— start Material provided —

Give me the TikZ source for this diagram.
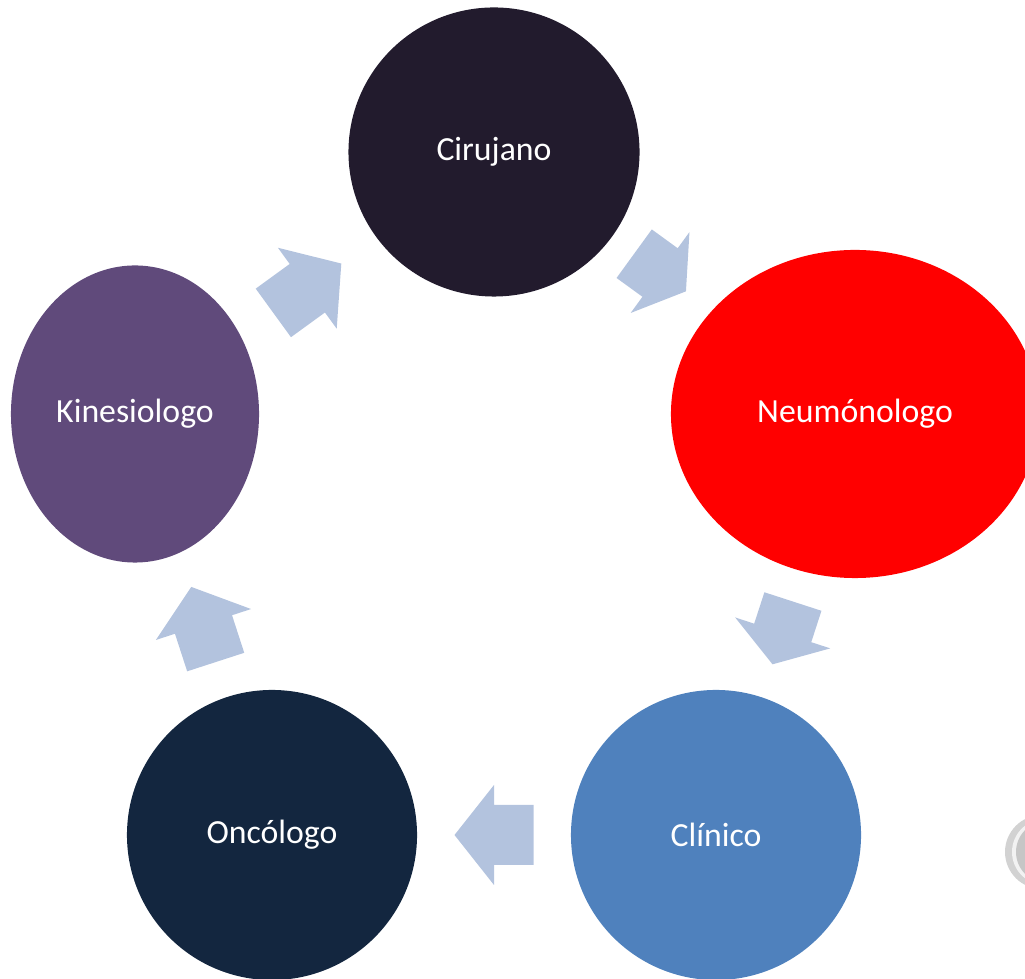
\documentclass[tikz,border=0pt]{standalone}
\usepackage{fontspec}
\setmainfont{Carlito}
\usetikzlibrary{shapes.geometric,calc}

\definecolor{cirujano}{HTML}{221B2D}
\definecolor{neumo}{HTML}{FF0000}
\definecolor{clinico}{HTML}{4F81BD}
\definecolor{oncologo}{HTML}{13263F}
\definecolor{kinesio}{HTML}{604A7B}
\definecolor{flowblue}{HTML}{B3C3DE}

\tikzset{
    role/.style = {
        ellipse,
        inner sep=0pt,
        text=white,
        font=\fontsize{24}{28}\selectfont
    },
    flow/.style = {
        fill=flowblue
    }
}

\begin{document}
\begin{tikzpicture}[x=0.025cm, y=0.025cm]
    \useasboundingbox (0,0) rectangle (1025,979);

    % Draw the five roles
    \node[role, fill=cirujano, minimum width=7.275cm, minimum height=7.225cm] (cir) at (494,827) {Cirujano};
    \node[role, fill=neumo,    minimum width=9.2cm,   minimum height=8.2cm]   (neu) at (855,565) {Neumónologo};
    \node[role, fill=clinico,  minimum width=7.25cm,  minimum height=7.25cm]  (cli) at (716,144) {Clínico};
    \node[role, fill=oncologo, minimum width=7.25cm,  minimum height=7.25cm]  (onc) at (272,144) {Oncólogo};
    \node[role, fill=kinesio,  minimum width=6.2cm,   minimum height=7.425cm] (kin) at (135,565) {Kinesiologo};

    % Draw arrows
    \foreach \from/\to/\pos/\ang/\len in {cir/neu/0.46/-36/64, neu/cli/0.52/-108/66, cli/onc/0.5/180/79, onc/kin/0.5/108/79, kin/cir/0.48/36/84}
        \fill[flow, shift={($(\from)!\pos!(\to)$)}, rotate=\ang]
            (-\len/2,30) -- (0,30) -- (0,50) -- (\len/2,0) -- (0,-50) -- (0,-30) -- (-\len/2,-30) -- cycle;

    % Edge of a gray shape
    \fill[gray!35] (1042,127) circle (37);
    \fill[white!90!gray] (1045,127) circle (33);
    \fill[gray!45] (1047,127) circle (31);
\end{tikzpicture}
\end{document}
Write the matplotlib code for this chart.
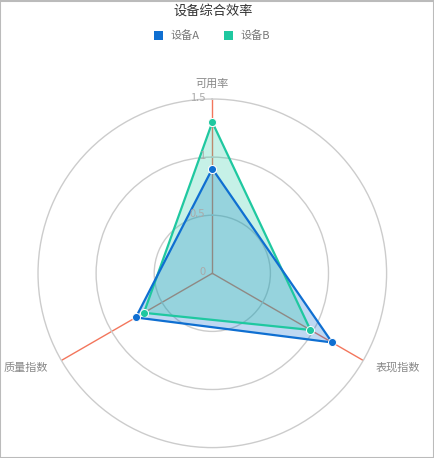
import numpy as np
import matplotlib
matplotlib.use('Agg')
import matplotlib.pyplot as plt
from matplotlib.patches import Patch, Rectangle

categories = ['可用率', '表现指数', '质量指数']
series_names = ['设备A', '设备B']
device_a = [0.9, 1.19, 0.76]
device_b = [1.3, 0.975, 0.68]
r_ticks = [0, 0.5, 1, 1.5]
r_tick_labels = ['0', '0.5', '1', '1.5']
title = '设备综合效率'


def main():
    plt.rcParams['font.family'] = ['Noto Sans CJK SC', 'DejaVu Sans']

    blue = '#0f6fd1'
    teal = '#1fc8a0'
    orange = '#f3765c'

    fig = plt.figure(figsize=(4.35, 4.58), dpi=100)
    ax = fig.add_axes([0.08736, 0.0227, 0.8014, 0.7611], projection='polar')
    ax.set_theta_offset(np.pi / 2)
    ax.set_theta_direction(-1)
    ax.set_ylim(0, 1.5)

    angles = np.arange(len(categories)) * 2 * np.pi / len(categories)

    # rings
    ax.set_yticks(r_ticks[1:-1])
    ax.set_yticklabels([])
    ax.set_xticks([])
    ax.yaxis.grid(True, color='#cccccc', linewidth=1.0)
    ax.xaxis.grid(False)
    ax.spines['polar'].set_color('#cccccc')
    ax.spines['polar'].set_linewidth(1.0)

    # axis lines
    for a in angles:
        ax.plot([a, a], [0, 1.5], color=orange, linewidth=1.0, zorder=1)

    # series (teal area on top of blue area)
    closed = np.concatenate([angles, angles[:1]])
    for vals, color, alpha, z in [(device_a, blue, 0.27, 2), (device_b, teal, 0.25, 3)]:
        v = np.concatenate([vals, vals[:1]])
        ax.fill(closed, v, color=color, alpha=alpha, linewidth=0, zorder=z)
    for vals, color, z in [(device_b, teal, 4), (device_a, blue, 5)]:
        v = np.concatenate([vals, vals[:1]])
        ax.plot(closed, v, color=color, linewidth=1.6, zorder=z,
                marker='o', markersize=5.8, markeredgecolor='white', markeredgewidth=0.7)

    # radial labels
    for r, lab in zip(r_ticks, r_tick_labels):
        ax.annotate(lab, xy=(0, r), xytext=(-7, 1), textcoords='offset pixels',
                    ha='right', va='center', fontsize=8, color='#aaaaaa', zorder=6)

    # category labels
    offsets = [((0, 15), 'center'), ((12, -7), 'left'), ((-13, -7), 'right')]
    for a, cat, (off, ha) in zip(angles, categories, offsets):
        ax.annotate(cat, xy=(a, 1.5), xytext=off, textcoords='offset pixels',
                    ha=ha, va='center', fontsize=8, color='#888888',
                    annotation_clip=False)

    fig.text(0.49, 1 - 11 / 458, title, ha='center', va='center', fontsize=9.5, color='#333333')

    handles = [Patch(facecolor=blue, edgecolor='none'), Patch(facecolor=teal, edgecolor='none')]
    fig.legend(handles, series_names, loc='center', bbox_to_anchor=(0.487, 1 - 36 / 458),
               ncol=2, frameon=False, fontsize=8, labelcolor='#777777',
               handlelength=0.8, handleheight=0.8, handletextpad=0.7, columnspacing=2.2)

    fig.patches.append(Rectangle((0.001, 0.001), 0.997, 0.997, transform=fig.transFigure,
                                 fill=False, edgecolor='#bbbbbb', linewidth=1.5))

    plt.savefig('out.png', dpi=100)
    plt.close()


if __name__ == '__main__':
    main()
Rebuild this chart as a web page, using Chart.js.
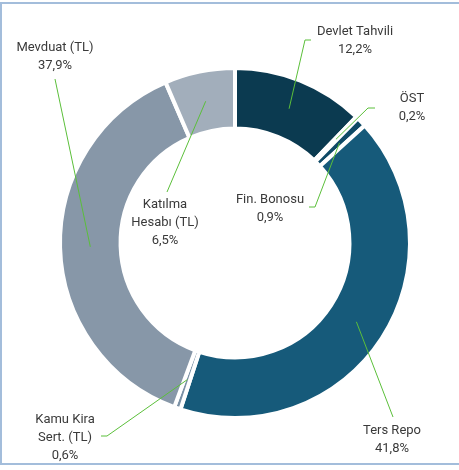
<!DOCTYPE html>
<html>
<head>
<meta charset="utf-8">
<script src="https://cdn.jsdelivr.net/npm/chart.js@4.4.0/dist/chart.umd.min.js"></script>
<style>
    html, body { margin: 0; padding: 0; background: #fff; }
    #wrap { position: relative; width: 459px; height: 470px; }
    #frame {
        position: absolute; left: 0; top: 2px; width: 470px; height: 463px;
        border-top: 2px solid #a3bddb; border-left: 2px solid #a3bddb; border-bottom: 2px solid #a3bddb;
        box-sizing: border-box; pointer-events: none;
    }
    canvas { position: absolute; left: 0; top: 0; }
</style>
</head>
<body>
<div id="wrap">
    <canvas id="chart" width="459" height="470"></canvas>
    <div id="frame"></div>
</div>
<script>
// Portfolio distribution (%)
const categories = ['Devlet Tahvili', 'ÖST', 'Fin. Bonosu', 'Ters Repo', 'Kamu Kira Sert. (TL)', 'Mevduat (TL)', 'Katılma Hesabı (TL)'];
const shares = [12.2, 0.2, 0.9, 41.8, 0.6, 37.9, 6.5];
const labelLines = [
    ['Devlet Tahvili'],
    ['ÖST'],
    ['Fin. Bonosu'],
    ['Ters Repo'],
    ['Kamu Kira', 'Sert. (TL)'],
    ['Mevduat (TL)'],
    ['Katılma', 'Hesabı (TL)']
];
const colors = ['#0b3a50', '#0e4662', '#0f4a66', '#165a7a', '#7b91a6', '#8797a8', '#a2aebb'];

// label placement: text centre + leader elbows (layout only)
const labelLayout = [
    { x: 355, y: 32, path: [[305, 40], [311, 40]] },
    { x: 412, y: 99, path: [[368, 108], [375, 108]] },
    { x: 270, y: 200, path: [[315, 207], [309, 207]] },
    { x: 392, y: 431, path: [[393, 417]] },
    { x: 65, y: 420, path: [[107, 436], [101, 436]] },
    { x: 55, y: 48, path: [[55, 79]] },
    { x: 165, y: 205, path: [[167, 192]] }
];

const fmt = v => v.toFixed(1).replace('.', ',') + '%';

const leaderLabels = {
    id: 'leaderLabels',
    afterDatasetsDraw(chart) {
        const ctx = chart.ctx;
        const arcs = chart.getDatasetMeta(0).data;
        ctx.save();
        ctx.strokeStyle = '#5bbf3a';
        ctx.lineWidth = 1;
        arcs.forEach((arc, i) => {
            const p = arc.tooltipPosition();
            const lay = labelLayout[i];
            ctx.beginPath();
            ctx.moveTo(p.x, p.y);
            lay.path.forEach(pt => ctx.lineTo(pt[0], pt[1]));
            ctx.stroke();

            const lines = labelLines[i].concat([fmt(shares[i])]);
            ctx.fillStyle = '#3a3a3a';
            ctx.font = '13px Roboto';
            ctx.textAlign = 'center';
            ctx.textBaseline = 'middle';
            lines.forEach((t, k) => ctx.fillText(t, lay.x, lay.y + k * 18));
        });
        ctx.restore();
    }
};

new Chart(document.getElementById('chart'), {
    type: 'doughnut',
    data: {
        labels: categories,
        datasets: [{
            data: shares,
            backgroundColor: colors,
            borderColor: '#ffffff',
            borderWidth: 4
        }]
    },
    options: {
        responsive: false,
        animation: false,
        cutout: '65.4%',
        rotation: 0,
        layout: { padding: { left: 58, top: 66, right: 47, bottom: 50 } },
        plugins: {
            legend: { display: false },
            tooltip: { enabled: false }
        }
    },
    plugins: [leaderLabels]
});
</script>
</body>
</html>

— end Material provided —

## Exercise
Find the string "this" in the listing and return every line that holds it.

## In response
Give me the TikZ source for this diagram.
Write the matplotlib code for this chart.
Rebuild this chart as a web page, using Chart.js.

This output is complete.